> [SHORT EXERCISE] Omit all pictures. Copy the rest of the material exactly.

> [INFORMATION PROVIDED]
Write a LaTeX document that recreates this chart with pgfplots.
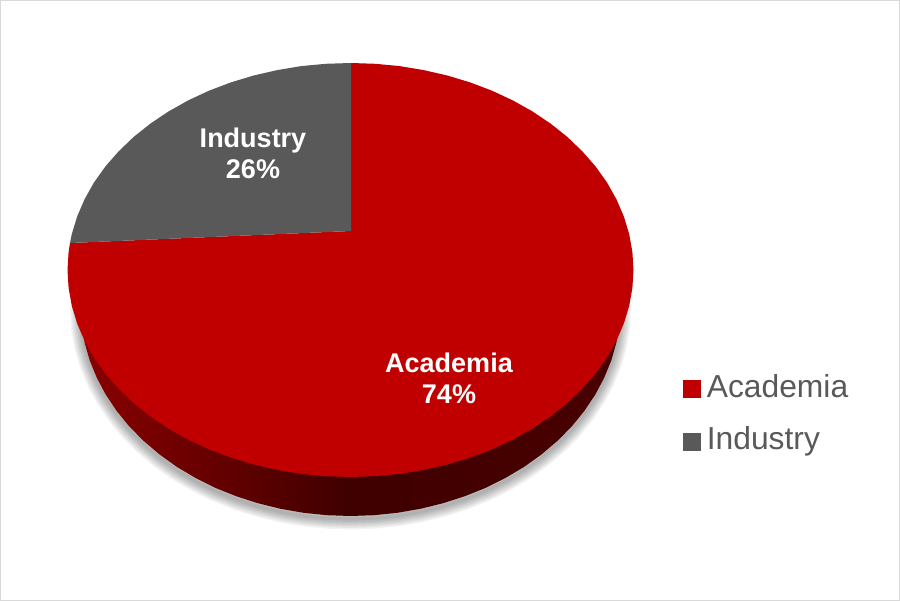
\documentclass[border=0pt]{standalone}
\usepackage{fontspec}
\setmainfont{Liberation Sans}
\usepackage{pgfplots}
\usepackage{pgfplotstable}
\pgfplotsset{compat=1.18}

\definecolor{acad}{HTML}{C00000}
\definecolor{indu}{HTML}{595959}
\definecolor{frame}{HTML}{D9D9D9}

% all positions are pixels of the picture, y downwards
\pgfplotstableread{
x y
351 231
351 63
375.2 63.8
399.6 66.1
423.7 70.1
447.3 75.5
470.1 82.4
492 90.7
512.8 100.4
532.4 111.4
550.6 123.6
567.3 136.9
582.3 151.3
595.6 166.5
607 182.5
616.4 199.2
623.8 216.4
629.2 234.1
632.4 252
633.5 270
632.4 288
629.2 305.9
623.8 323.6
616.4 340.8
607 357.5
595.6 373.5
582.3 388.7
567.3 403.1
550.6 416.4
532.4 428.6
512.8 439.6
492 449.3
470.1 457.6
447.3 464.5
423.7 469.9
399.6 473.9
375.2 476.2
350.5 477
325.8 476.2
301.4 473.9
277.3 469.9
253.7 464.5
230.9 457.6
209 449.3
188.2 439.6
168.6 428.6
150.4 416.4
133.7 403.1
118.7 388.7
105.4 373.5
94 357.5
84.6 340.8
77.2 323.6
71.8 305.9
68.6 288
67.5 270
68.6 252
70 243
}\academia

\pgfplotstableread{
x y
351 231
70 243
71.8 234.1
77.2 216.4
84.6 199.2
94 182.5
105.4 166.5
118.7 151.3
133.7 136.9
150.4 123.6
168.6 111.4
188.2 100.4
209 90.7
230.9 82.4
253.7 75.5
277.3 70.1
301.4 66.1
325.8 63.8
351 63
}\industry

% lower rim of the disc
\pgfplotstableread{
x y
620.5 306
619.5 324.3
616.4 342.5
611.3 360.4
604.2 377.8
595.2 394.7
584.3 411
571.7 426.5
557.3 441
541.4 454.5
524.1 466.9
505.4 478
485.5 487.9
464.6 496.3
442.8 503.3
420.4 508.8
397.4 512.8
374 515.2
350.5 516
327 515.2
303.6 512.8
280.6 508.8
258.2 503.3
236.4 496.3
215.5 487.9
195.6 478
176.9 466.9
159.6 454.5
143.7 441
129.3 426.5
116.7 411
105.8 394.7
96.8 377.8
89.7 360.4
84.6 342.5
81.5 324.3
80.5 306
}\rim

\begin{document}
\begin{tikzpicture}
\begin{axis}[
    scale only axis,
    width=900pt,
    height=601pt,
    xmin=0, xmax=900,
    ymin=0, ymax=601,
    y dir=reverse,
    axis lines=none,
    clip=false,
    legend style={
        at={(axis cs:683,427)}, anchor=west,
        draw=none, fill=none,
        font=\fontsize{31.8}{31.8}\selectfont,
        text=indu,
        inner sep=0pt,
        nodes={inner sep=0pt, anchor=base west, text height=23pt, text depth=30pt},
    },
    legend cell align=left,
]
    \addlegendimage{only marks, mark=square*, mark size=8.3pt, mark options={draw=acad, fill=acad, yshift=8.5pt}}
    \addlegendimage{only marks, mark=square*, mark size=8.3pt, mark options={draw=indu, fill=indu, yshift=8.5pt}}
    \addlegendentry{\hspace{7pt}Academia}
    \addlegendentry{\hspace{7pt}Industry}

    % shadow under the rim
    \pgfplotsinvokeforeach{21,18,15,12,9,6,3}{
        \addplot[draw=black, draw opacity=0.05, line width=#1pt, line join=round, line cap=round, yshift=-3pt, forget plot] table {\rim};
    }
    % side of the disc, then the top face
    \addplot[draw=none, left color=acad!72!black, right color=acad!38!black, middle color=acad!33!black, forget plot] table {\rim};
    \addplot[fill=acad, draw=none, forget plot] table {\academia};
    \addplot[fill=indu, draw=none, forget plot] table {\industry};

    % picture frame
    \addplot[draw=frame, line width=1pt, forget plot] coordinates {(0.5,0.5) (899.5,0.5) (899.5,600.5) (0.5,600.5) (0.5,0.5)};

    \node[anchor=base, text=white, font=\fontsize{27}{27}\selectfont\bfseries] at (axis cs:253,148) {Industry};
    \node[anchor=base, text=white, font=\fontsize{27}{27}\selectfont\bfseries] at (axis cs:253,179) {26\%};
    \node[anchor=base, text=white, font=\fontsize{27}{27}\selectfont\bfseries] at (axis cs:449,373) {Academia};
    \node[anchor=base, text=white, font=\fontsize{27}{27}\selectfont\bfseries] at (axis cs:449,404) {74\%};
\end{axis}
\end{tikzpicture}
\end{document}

> [TASK RESULT]
Write a LaTeX document that recreates this chart with pgfplots.
\documentclass[border=0pt]{standalone}
\usepackage{fontspec}
\setmainfont{Liberation Sans}
\usepackage{pgfplots}
\usepackage{pgfplotstable}
\pgfplotsset{compat=1.18}

\definecolor{acad}{HTML}{C00000}
\definecolor{indu}{HTML}{595959}
\definecolor{frame}{HTML}{D9D9D9}

% all positions are pixels of the picture, y downwards
\pgfplotstableread{
x y
351 231
351 63
375.2 63.8
399.6 66.1
423.7 70.1
447.3 75.5
470.1 82.4
492 90.7
512.8 100.4
532.4 111.4
550.6 123.6
567.3 136.9
582.3 151.3
595.6 166.5
607 182.5
616.4 199.2
623.8 216.4
629.2 234.1
632.4 252
633.5 270
632.4 288
629.2 305.9
623.8 323.6
616.4 340.8
607 357.5
595.6 373.5
582.3 388.7
567.3 403.1
550.6 416.4
532.4 428.6
512.8 439.6
492 449.3
470.1 457.6
447.3 464.5
423.7 469.9
399.6 473.9
375.2 476.2
350.5 477
325.8 476.2
301.4 473.9
277.3 469.9
253.7 464.5
230.9 457.6
209 449.3
188.2 439.6
168.6 428.6
150.4 416.4
133.7 403.1
118.7 388.7
105.4 373.5
94 357.5
84.6 340.8
77.2 323.6
71.8 305.9
68.6 288
67.5 270
68.6 252
70 243
}\academia

\pgfplotstableread{
x y
351 231
70 243
71.8 234.1
77.2 216.4
84.6 199.2
94 182.5
105.4 166.5
118.7 151.3
133.7 136.9
150.4 123.6
168.6 111.4
188.2 100.4
209 90.7
230.9 82.4
253.7 75.5
277.3 70.1
301.4 66.1
325.8 63.8
351 63
}\industry

% lower rim of the disc
\pgfplotstableread{
x y
620.5 306
619.5 324.3
616.4 342.5
611.3 360.4
604.2 377.8
595.2 394.7
584.3 411
571.7 426.5
557.3 441
541.4 454.5
524.1 466.9
505.4 478
485.5 487.9
464.6 496.3
442.8 503.3
420.4 508.8
397.4 512.8
374 515.2
350.5 516
327 515.2
303.6 512.8
280.6 508.8
258.2 503.3
236.4 496.3
215.5 487.9
195.6 478
176.9 466.9
159.6 454.5
143.7 441
129.3 426.5
116.7 411
105.8 394.7
96.8 377.8
89.7 360.4
84.6 342.5
81.5 324.3
80.5 306
}\rim

\begin{document}
\begin{tikzpicture}
\begin{axis}[
    scale only axis,
    width=900pt,
    height=601pt,
    xmin=0, xmax=900,
    ymin=0, ymax=601,
    y dir=reverse,
    axis lines=none,
    clip=false,
    legend style={
        at={(axis cs:683,427)}, anchor=west,
        draw=none, fill=none,
        font=\fontsize{31.8}{31.8}\selectfont,
        text=indu,
        inner sep=0pt,
        nodes={inner sep=0pt, anchor=base west, text height=23pt, text depth=30pt},
    },
    legend cell align=left,
]
    \addlegendimage{only marks, mark=square*, mark size=8.3pt, mark options={draw=acad, fill=acad, yshift=8.5pt}}
    \addlegendimage{only marks, mark=square*, mark size=8.3pt, mark options={draw=indu, fill=indu, yshift=8.5pt}}
    \addlegendentry{\hspace{7pt}Academia}
    \addlegendentry{\hspace{7pt}Industry}

    % shadow under the rim
    \pgfplotsinvokeforeach{21,18,15,12,9,6,3}{
        \addplot[draw=black, draw opacity=0.05, line width=#1pt, line join=round, line cap=round, yshift=-3pt, forget plot] table {\rim};
    }
    % side of the disc, then the top face
    \addplot[draw=none, left color=acad!72!black, right color=acad!38!black, middle color=acad!33!black, forget plot] table {\rim};
    \addplot[fill=acad, draw=none, forget plot] table {\academia};
    \addplot[fill=indu, draw=none, forget plot] table {\industry};

    % picture frame
    \addplot[draw=frame, line width=1pt, forget plot] coordinates {(0.5,0.5) (899.5,0.5) (899.5,600.5) (0.5,600.5) (0.5,0.5)};

    \node[anchor=base, text=white, font=\fontsize{27}{27}\selectfont\bfseries] at (axis cs:253,148) {Industry};
    \node[anchor=base, text=white, font=\fontsize{27}{27}\selectfont\bfseries] at (axis cs:253,179) {26\%};
    \node[anchor=base, text=white, font=\fontsize{27}{27}\selectfont\bfseries] at (axis cs:449,373) {Academia};
    \node[anchor=base, text=white, font=\fontsize{27}{27}\selectfont\bfseries] at (axis cs:449,404) {74\%};
\end{axis}
\end{tikzpicture}
\end{document}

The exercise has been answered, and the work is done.